## Records to process:

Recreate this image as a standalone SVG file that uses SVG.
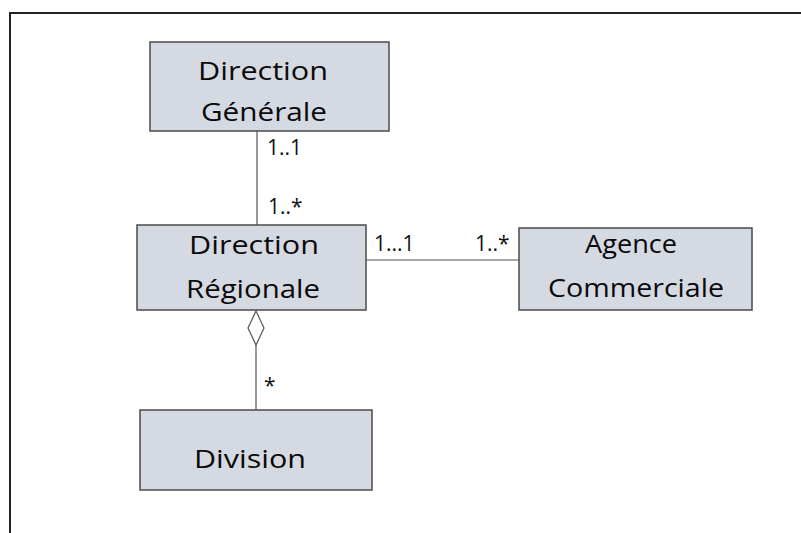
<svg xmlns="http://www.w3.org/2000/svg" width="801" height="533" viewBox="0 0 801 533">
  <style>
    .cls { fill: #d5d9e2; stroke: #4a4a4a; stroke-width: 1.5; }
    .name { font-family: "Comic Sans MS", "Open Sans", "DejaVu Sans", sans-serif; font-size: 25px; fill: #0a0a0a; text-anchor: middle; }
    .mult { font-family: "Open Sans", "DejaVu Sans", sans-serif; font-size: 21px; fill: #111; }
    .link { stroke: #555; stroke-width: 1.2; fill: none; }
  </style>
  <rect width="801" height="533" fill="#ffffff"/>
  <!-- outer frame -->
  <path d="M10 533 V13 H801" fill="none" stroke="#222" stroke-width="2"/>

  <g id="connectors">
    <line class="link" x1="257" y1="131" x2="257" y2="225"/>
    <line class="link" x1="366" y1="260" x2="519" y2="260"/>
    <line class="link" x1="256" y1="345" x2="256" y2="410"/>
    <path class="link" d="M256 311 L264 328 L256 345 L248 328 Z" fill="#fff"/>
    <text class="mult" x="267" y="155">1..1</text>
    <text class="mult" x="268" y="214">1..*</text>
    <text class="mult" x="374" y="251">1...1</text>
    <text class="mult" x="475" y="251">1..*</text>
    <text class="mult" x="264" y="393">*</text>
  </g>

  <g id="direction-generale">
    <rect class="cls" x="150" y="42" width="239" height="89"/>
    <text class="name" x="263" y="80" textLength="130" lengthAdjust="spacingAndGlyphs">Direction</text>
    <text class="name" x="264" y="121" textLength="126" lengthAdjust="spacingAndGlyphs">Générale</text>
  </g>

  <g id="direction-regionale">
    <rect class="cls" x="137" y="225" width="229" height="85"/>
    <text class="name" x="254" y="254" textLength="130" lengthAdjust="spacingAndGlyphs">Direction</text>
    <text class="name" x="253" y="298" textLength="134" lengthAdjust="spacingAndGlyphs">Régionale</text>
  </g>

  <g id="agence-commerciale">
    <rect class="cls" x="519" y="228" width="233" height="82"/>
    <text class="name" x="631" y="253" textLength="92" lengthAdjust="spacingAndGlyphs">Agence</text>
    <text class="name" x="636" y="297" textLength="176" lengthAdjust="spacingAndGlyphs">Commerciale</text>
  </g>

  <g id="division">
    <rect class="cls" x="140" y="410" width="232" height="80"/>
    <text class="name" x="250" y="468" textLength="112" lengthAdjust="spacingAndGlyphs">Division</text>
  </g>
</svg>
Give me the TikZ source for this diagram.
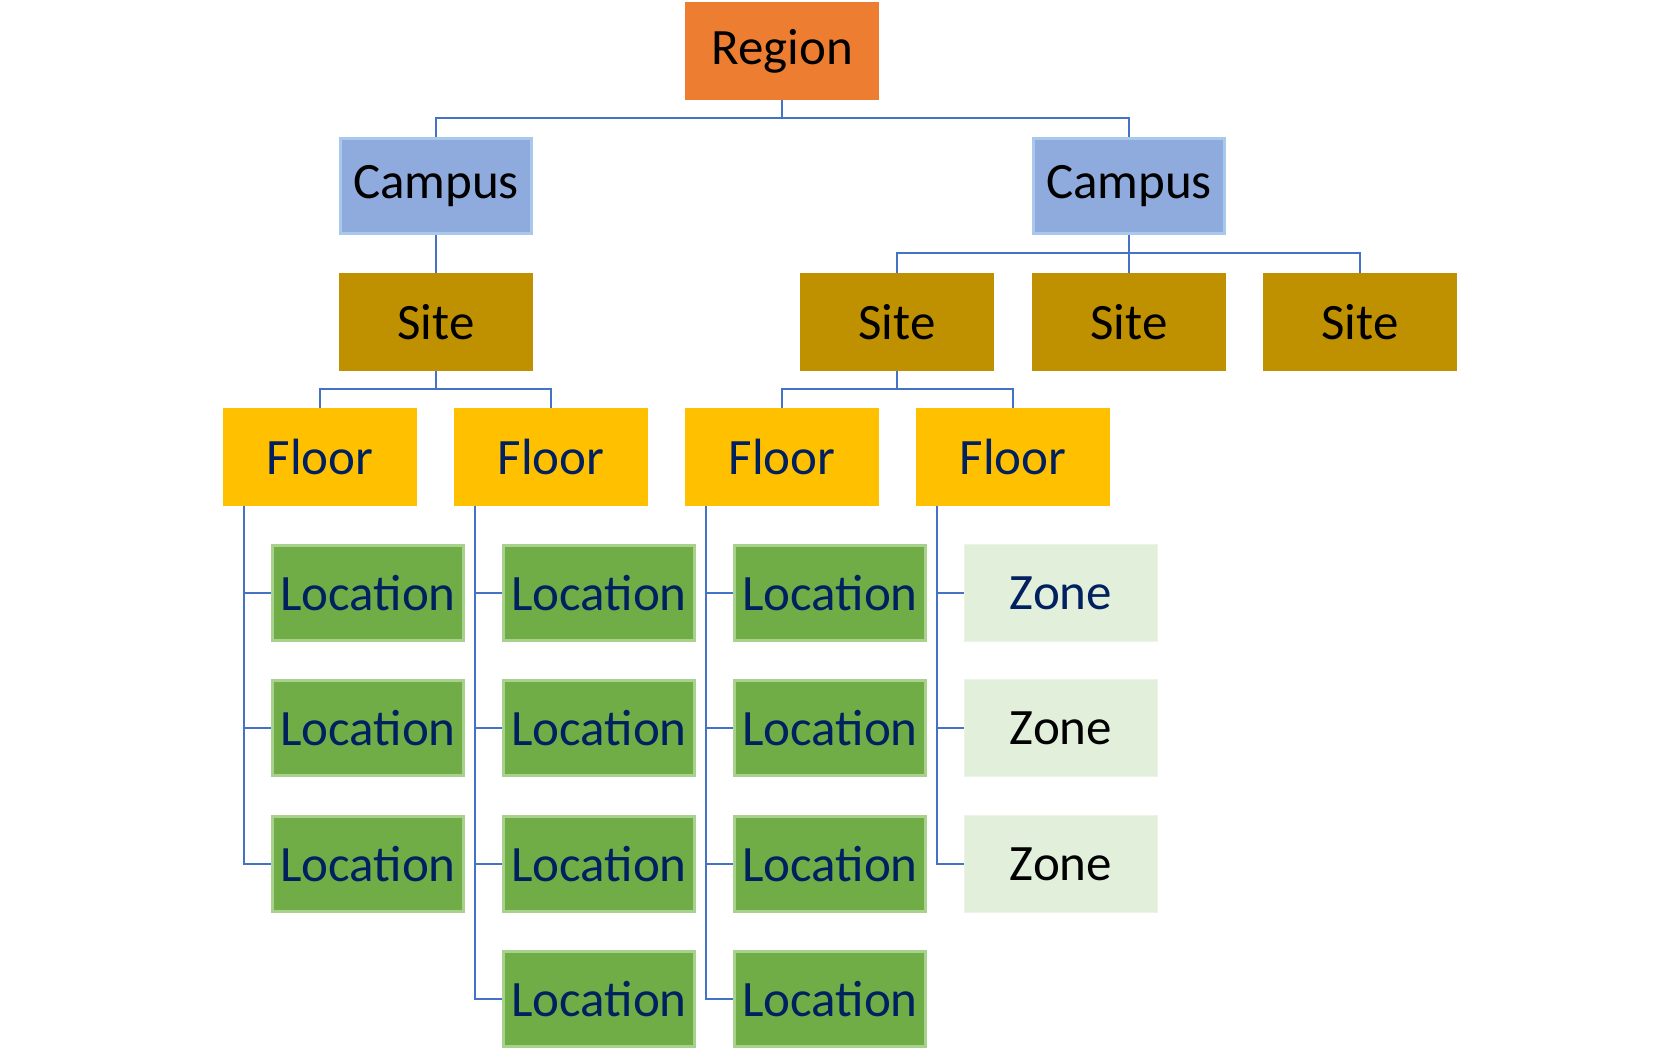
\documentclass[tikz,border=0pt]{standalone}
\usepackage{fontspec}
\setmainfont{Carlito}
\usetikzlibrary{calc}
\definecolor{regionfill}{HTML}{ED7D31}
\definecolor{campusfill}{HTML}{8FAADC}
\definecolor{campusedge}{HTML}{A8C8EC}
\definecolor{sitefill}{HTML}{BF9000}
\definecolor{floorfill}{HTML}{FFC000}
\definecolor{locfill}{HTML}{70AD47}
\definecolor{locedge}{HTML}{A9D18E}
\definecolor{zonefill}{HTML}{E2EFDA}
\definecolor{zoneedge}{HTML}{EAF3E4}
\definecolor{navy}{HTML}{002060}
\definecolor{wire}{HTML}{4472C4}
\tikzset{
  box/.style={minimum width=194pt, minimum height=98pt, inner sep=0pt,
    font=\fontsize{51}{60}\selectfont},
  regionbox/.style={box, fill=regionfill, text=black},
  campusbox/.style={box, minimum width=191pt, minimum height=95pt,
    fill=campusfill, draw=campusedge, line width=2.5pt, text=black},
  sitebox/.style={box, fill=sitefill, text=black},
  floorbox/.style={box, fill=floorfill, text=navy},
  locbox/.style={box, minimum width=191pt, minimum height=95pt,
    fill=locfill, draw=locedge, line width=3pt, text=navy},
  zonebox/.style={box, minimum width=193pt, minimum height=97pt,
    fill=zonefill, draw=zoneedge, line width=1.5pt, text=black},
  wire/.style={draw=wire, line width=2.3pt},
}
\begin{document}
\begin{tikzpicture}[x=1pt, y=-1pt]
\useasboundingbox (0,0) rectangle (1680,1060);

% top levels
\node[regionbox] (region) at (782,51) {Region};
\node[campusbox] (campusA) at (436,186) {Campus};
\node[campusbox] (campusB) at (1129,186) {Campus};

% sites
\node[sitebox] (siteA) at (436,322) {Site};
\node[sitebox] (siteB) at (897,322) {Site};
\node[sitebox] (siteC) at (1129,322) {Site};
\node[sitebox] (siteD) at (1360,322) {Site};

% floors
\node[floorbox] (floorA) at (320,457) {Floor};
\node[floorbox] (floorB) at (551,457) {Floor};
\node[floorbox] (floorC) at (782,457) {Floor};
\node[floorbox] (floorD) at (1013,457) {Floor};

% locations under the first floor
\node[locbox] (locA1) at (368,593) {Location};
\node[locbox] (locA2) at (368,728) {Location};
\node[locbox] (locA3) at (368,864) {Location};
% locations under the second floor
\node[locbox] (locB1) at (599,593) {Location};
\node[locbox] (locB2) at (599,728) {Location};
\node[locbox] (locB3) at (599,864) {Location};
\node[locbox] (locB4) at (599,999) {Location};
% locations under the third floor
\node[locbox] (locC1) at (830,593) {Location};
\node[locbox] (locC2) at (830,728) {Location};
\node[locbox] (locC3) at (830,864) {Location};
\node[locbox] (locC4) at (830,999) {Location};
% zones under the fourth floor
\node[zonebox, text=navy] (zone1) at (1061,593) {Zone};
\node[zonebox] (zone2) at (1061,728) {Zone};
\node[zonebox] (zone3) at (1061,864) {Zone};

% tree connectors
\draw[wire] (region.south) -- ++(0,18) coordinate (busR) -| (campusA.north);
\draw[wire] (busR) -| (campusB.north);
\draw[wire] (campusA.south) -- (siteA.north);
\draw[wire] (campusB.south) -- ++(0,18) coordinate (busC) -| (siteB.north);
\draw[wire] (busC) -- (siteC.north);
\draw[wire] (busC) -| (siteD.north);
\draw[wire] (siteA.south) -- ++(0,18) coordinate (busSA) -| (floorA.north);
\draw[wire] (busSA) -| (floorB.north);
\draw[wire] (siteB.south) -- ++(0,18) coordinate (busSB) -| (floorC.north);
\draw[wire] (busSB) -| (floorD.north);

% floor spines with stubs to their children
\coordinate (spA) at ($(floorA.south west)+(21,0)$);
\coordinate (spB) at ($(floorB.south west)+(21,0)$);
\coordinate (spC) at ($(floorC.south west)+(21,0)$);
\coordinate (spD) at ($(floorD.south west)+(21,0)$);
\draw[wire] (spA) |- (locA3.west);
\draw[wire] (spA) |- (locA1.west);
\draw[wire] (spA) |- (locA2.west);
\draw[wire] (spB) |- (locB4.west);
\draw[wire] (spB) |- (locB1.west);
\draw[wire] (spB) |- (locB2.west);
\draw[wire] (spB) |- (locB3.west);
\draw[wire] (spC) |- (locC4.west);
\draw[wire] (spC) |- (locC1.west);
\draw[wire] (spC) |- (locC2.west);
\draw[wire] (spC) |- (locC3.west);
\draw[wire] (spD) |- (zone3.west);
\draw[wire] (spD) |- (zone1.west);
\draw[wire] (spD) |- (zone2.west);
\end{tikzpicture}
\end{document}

## What needs to be done:
Leave out the pictures and transcribe the entries above exactly.

## Exercise answer:
Recreate this image as a standalone SVG file that uses SVG.
<svg xmlns="http://www.w3.org/2000/svg" width="801" height="533" viewBox="0 0 801 533">
  <style>
    .cls { fill: #d5d9e2; stroke: #4a4a4a; stroke-width: 1.5; }
    .name { font-family: "Comic Sans MS", "Open Sans", "DejaVu Sans", sans-serif; font-size: 25px; fill: #0a0a0a; text-anchor: middle; }
    .mult { font-family: "Open Sans", "DejaVu Sans", sans-serif; font-size: 21px; fill: #111; }
    .link { stroke: #555; stroke-width: 1.2; fill: none; }
  </style>
  <rect width="801" height="533" fill="#ffffff"/>
  <!-- outer frame -->
  <path d="M10 533 V13 H801" fill="none" stroke="#222" stroke-width="2"/>

  <g id="connectors">
    <line class="link" x1="257" y1="131" x2="257" y2="225"/>
    <line class="link" x1="366" y1="260" x2="519" y2="260"/>
    <line class="link" x1="256" y1="345" x2="256" y2="410"/>
    <path class="link" d="M256 311 L264 328 L256 345 L248 328 Z" fill="#fff"/>
    <text class="mult" x="267" y="155">1..1</text>
    <text class="mult" x="268" y="214">1..*</text>
    <text class="mult" x="374" y="251">1...1</text>
    <text class="mult" x="475" y="251">1..*</text>
    <text class="mult" x="264" y="393">*</text>
  </g>

  <g id="direction-generale">
    <rect class="cls" x="150" y="42" width="239" height="89"/>
    <text class="name" x="263" y="80" textLength="130" lengthAdjust="spacingAndGlyphs">Direction</text>
    <text class="name" x="264" y="121" textLength="126" lengthAdjust="spacingAndGlyphs">Générale</text>
  </g>

  <g id="direction-regionale">
    <rect class="cls" x="137" y="225" width="229" height="85"/>
    <text class="name" x="254" y="254" textLength="130" lengthAdjust="spacingAndGlyphs">Direction</text>
    <text class="name" x="253" y="298" textLength="134" lengthAdjust="spacingAndGlyphs">Régionale</text>
  </g>

  <g id="agence-commerciale">
    <rect class="cls" x="519" y="228" width="233" height="82"/>
    <text class="name" x="631" y="253" textLength="92" lengthAdjust="spacingAndGlyphs">Agence</text>
    <text class="name" x="636" y="297" textLength="176" lengthAdjust="spacingAndGlyphs">Commerciale</text>
  </g>

  <g id="division">
    <rect class="cls" x="140" y="410" width="232" height="80"/>
    <text class="name" x="250" y="468" textLength="112" lengthAdjust="spacingAndGlyphs">Division</text>
  </g>
</svg>
Give me the TikZ source for this diagram.
\documentclass[tikz,border=0pt]{standalone}
\usepackage{fontspec}
\setmainfont{Carlito}
\usetikzlibrary{calc}
\definecolor{regionfill}{HTML}{ED7D31}
\definecolor{campusfill}{HTML}{8FAADC}
\definecolor{campusedge}{HTML}{A8C8EC}
\definecolor{sitefill}{HTML}{BF9000}
\definecolor{floorfill}{HTML}{FFC000}
\definecolor{locfill}{HTML}{70AD47}
\definecolor{locedge}{HTML}{A9D18E}
\definecolor{zonefill}{HTML}{E2EFDA}
\definecolor{zoneedge}{HTML}{EAF3E4}
\definecolor{navy}{HTML}{002060}
\definecolor{wire}{HTML}{4472C4}
\tikzset{
  box/.style={minimum width=194pt, minimum height=98pt, inner sep=0pt,
    font=\fontsize{51}{60}\selectfont},
  regionbox/.style={box, fill=regionfill, text=black},
  campusbox/.style={box, minimum width=191pt, minimum height=95pt,
    fill=campusfill, draw=campusedge, line width=2.5pt, text=black},
  sitebox/.style={box, fill=sitefill, text=black},
  floorbox/.style={box, fill=floorfill, text=navy},
  locbox/.style={box, minimum width=191pt, minimum height=95pt,
    fill=locfill, draw=locedge, line width=3pt, text=navy},
  zonebox/.style={box, minimum width=193pt, minimum height=97pt,
    fill=zonefill, draw=zoneedge, line width=1.5pt, text=black},
  wire/.style={draw=wire, line width=2.3pt},
}
\begin{document}
\begin{tikzpicture}[x=1pt, y=-1pt]
\useasboundingbox (0,0) rectangle (1680,1060);

% top levels
\node[regionbox] (region) at (782,51) {Region};
\node[campusbox] (campusA) at (436,186) {Campus};
\node[campusbox] (campusB) at (1129,186) {Campus};

% sites
\node[sitebox] (siteA) at (436,322) {Site};
\node[sitebox] (siteB) at (897,322) {Site};
\node[sitebox] (siteC) at (1129,322) {Site};
\node[sitebox] (siteD) at (1360,322) {Site};

% floors
\node[floorbox] (floorA) at (320,457) {Floor};
\node[floorbox] (floorB) at (551,457) {Floor};
\node[floorbox] (floorC) at (782,457) {Floor};
\node[floorbox] (floorD) at (1013,457) {Floor};

% locations under the first floor
\node[locbox] (locA1) at (368,593) {Location};
\node[locbox] (locA2) at (368,728) {Location};
\node[locbox] (locA3) at (368,864) {Location};
% locations under the second floor
\node[locbox] (locB1) at (599,593) {Location};
\node[locbox] (locB2) at (599,728) {Location};
\node[locbox] (locB3) at (599,864) {Location};
\node[locbox] (locB4) at (599,999) {Location};
% locations under the third floor
\node[locbox] (locC1) at (830,593) {Location};
\node[locbox] (locC2) at (830,728) {Location};
\node[locbox] (locC3) at (830,864) {Location};
\node[locbox] (locC4) at (830,999) {Location};
% zones under the fourth floor
\node[zonebox, text=navy] (zone1) at (1061,593) {Zone};
\node[zonebox] (zone2) at (1061,728) {Zone};
\node[zonebox] (zone3) at (1061,864) {Zone};

% tree connectors
\draw[wire] (region.south) -- ++(0,18) coordinate (busR) -| (campusA.north);
\draw[wire] (busR) -| (campusB.north);
\draw[wire] (campusA.south) -- (siteA.north);
\draw[wire] (campusB.south) -- ++(0,18) coordinate (busC) -| (siteB.north);
\draw[wire] (busC) -- (siteC.north);
\draw[wire] (busC) -| (siteD.north);
\draw[wire] (siteA.south) -- ++(0,18) coordinate (busSA) -| (floorA.north);
\draw[wire] (busSA) -| (floorB.north);
\draw[wire] (siteB.south) -- ++(0,18) coordinate (busSB) -| (floorC.north);
\draw[wire] (busSB) -| (floorD.north);

% floor spines with stubs to their children
\coordinate (spA) at ($(floorA.south west)+(21,0)$);
\coordinate (spB) at ($(floorB.south west)+(21,0)$);
\coordinate (spC) at ($(floorC.south west)+(21,0)$);
\coordinate (spD) at ($(floorD.south west)+(21,0)$);
\draw[wire] (spA) |- (locA3.west);
\draw[wire] (spA) |- (locA1.west);
\draw[wire] (spA) |- (locA2.west);
\draw[wire] (spB) |- (locB4.west);
\draw[wire] (spB) |- (locB1.west);
\draw[wire] (spB) |- (locB2.west);
\draw[wire] (spB) |- (locB3.west);
\draw[wire] (spC) |- (locC4.west);
\draw[wire] (spC) |- (locC1.west);
\draw[wire] (spC) |- (locC2.west);
\draw[wire] (spC) |- (locC3.west);
\draw[wire] (spD) |- (zone3.west);
\draw[wire] (spD) |- (zone1.west);
\draw[wire] (spD) |- (zone2.west);
\end{tikzpicture}
\end{document}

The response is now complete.